# RECORDED DATA
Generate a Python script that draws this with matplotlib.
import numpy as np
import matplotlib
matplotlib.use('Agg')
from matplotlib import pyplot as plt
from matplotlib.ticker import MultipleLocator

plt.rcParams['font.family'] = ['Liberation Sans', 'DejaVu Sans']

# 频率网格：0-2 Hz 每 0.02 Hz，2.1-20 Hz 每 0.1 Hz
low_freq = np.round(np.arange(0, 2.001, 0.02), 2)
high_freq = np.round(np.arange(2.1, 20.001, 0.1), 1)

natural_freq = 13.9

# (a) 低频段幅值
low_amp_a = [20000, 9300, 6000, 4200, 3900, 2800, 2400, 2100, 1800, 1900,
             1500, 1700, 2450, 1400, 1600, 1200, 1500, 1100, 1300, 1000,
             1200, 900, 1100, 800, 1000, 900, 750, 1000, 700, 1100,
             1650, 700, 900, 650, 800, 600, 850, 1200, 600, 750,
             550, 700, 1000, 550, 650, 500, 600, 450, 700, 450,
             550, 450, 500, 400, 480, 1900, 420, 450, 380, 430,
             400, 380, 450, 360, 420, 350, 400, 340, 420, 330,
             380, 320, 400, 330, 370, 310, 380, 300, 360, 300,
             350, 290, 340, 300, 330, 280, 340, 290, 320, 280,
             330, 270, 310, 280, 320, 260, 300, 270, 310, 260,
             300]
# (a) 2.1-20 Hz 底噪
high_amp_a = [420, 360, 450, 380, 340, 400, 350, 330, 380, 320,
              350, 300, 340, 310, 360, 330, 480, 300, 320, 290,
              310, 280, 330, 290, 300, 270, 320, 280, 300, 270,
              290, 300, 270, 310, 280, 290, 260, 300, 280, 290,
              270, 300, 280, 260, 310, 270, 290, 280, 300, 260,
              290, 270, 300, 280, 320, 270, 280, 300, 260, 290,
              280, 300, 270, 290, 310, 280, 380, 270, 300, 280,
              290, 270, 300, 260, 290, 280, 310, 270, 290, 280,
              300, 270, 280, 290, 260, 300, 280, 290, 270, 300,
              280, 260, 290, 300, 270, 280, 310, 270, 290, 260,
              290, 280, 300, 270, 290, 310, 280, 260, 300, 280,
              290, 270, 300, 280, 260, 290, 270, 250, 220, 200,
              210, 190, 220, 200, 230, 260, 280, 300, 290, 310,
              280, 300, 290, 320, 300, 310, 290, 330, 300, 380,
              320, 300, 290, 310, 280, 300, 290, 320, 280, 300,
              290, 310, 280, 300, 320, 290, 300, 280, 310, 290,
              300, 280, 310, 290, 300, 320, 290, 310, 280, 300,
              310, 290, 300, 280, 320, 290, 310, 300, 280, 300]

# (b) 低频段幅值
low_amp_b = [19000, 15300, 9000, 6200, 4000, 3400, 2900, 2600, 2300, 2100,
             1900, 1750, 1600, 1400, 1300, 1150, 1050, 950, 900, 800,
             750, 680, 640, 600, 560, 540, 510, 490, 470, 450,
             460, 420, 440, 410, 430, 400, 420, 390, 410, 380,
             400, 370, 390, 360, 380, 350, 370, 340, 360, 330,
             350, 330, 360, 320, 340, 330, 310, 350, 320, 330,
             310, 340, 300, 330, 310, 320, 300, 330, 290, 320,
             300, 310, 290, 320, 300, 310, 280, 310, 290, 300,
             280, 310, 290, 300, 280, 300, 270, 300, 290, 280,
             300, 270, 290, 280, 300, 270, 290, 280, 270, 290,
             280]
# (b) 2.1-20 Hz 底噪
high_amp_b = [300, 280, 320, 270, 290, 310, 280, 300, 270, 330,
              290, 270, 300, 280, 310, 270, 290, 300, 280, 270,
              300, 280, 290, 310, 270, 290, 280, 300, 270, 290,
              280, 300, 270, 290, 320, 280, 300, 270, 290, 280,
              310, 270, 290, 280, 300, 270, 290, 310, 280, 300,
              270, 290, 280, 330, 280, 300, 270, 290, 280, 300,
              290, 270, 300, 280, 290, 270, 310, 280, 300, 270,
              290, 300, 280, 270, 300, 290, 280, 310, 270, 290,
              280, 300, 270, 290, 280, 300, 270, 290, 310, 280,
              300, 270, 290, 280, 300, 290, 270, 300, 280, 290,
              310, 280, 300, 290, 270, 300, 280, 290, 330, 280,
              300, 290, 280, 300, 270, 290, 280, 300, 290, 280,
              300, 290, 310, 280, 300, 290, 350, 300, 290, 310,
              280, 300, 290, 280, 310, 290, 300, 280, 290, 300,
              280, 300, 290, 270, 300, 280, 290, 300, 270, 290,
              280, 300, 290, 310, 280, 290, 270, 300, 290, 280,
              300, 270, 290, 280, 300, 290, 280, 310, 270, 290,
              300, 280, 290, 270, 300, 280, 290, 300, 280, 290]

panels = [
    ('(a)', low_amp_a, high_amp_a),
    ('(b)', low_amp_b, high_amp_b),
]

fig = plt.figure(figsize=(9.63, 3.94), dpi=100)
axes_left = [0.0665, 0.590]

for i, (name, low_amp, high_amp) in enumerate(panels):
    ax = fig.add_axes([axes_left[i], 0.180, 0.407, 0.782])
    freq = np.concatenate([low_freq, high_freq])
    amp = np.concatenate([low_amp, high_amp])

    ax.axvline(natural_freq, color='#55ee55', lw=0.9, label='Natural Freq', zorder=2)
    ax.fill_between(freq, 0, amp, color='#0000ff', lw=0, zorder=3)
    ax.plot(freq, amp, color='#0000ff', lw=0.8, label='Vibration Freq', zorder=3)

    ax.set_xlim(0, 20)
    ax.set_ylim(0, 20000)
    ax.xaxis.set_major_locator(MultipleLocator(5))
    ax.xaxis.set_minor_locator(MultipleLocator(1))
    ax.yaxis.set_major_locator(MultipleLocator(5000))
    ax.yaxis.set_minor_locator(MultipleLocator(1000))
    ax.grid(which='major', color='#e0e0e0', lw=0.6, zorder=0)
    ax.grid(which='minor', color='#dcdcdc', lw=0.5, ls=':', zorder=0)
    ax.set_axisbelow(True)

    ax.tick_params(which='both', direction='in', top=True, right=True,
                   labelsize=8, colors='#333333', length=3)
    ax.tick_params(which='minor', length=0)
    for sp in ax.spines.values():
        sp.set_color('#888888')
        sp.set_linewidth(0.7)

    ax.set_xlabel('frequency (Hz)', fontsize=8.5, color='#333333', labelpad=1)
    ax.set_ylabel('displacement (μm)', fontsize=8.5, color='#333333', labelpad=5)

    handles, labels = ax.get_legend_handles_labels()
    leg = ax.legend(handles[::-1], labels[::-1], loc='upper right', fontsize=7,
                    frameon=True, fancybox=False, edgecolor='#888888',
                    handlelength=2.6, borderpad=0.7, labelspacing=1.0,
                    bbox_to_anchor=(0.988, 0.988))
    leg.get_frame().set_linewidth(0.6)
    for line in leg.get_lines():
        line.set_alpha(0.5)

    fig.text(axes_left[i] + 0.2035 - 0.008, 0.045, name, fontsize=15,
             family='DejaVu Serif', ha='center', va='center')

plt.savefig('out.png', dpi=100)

# EXERCISE TASK
Reproduce exactly, please, only the lines from the start of the data above to the line that contains "natural_freq = 13.9", with both ends kept.

# OUTPUT FOR THIS TASK
Generate a Python script that draws this with matplotlib.
import numpy as np
import matplotlib
matplotlib.use('Agg')
from matplotlib import pyplot as plt
from matplotlib.ticker import MultipleLocator

plt.rcParams['font.family'] = ['Liberation Sans', 'DejaVu Sans']

# 频率网格：0-2 Hz 每 0.02 Hz，2.1-20 Hz 每 0.1 Hz
low_freq = np.round(np.arange(0, 2.001, 0.02), 2)
high_freq = np.round(np.arange(2.1, 20.001, 0.1), 1)

natural_freq = 13.9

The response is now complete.